A verdade está em oposição à diversidade. O erro não se identifica com a mentira, portanto. Ao negar a diversidade e a multiplicidade de olhares, a perspectiva, a ideia de verdade como unidade imóvel é antagonista da vida e nosso erro fundamental.
O que temos como ciência, como o empreendimento da busca do conhecimento, está relacionado a invenção, a criação e não a descoberta de causas ou princípios originais. A ciência se move sobre as rodas da multiplicação das perspectivas.
Quanto mais sofisticadas e sintonizadas com as evidências, mais nossa tecnologia se expande. A ciência, desse modo, não busca a verdade. Ela abre um caminho por onde podemos expandir nossa experiência da multiplicidade das forças, seus campos e seus encontros.
Pensamos a vida de modo linear: Uma linha que se inicia com uma incompletude inerte, sujeita a determinações e isenta de sua parcela de autonomia em todos os encontros.

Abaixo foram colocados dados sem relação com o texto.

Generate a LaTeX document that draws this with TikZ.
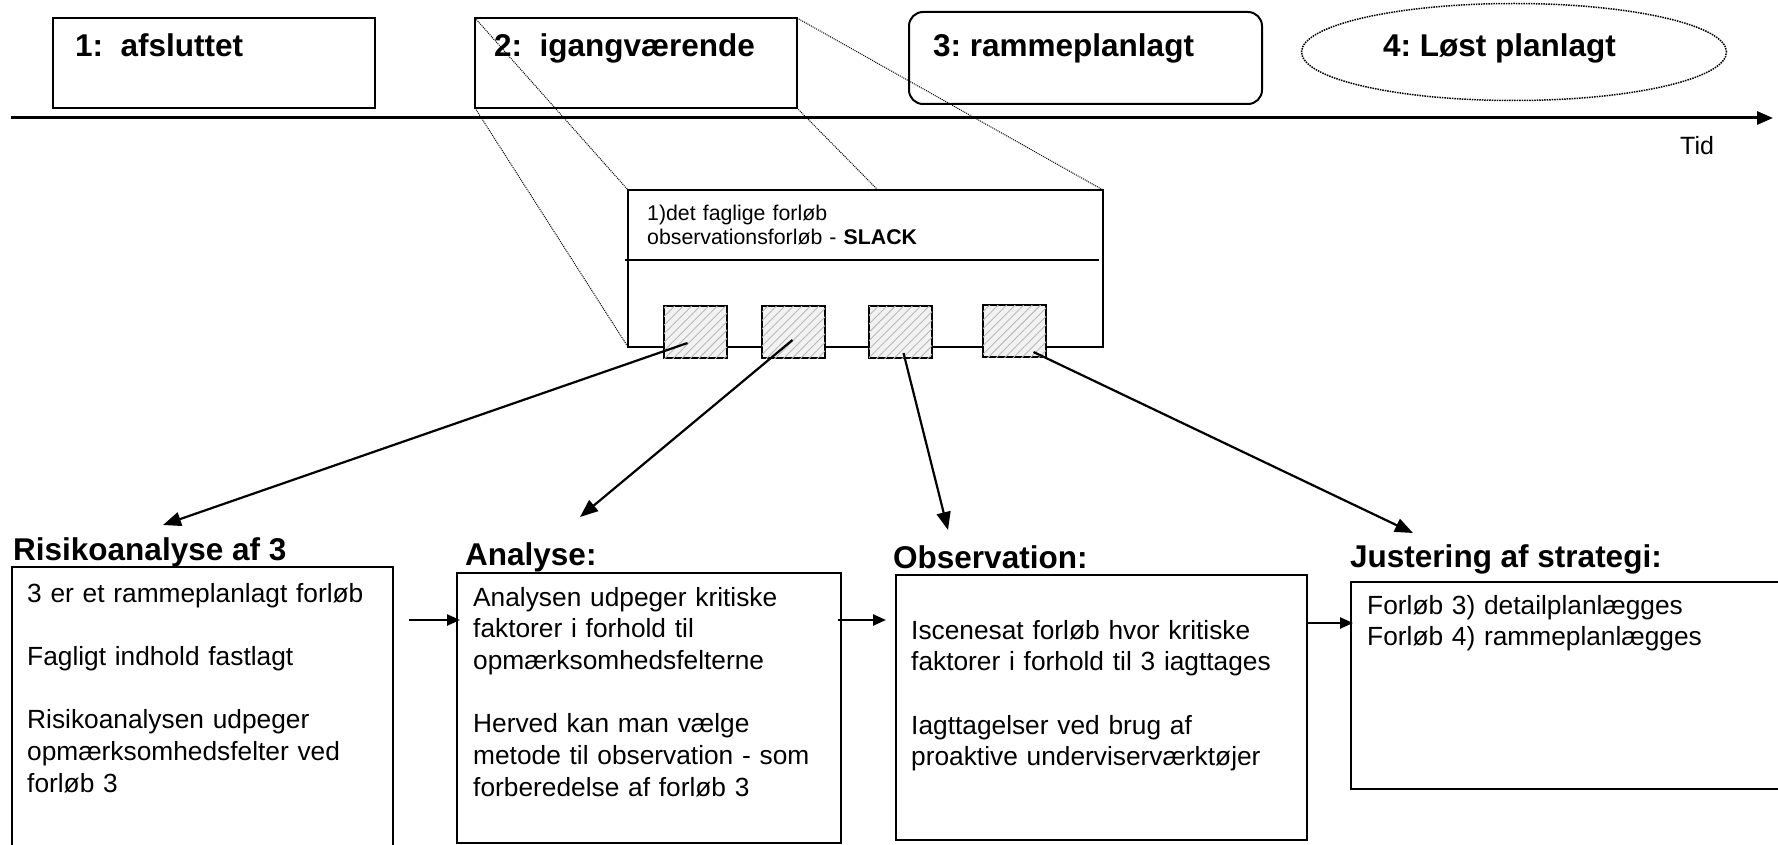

Uma linha em que a potência emergente e criadora é concebida, ou pensada, como impotência.
Ali, no início da linha, estão o pecado original e a perdição imóvel que marcaria o humano. Adiante na linha, sempre afastada de cada instante, estão o paraíso, a redenção, o bem, o bom o belo, deus – e o que tudo isso significa de modo subjacente – a verdade. Com essa linearidade o que nos resta é imaginar num não lugar, num jamais agora, uma idealização (des)corporizada de toda a intensidade que só se pode sentir com o corpo.
Nesse movimento o valor é tornado menor que zero, se converte numa negatividade incorporada na negação da vida. Ele se rebaixa ao ser investido numa intensidade ausente, ou a intensidade é consumida num culto ao que não está presente, ao inexistente. O corpo nega o corpo em nome de uma abstração linguística, numa formulação baseada em palavras que expressam como valor algo em que o corpo jamais encontra a alegria.
A verdade se confunde com o início e o fim da trajetória. A verdade inicial de que a vida é falta e a verdade no final onde está a redenção, o éden eterno. Tudo mitologia, que da religião se infiltra na própria ideia de civilização.
A civilização se identifica com a ideia de verdade, quando de fato a civilização não é mais do que um modo, uma forma entre muitas possíveis, capazes de afirmar ou interditar a vida e sua expansão. O nosso modo de vida é claramente antagônico à vida. Ele nos coloca sobre a pressão entre a mudança ou a extinção.
Estamos enjaulados na ideia filosófica da imutabilidade, da unidade e da imobilidade. Todas as evidências estão do lado do movimento como o motor do universo. Mesmo as leis da física, que eram tidas como princípios que ordenam o universo, agora parecem casos particulares de um movimento sem início e sem fim que dá sustentação à arquitetura do universo.
Anexo: Fragmentos facebookianos
As leis do universo não são ontológicas
Num universo infinito – em que o movimento é a única regra eterna – as leis da física decorrem de eventos peculiares e arranjos fortuitos nas cercanias das regiões em que essas leis são válidas.
É apenas aqui onde existimos e temos autoconsciência – e a experiência das leis sob as quais existimos – que as leis do universo são vigentes.
Em outros lugares as constantes são outras e as leis vigentes são incompreensíveis para seres como nós.
Um grito de afirmação
A verdade consiste num consenso a respeito de formas e modos de afirmação da vida no contexto de um intervalo de estabilidade espaço-temporal em relação à possibilidade de duração da existência da espécie humana.
A submissão a um valor superior, separado da vida, que nos permita julgar a vida como se, vivendo, pudéssemos já ter uma perspectiva externa à existência, é niilismo. E niilismo é negar nossa conexão e imersão no real através da vida que nos circunscreve.
Não nos cabe julgar a vida. Toda a vontade de nossa potência é uma vontade de potência. A vida em nós nos impele a afirmar a vida, nos ensina o caminho da alegria de viver. A civilização busca submeter a realidade e toda a vida a esse afã de reduzir a vida ao delírio de uma realidade imaginária.
O infinito de nossa imaginação deve servir, como arte, a vida e não o contrário. Viva à existência! E, então, viva a vida com alegria.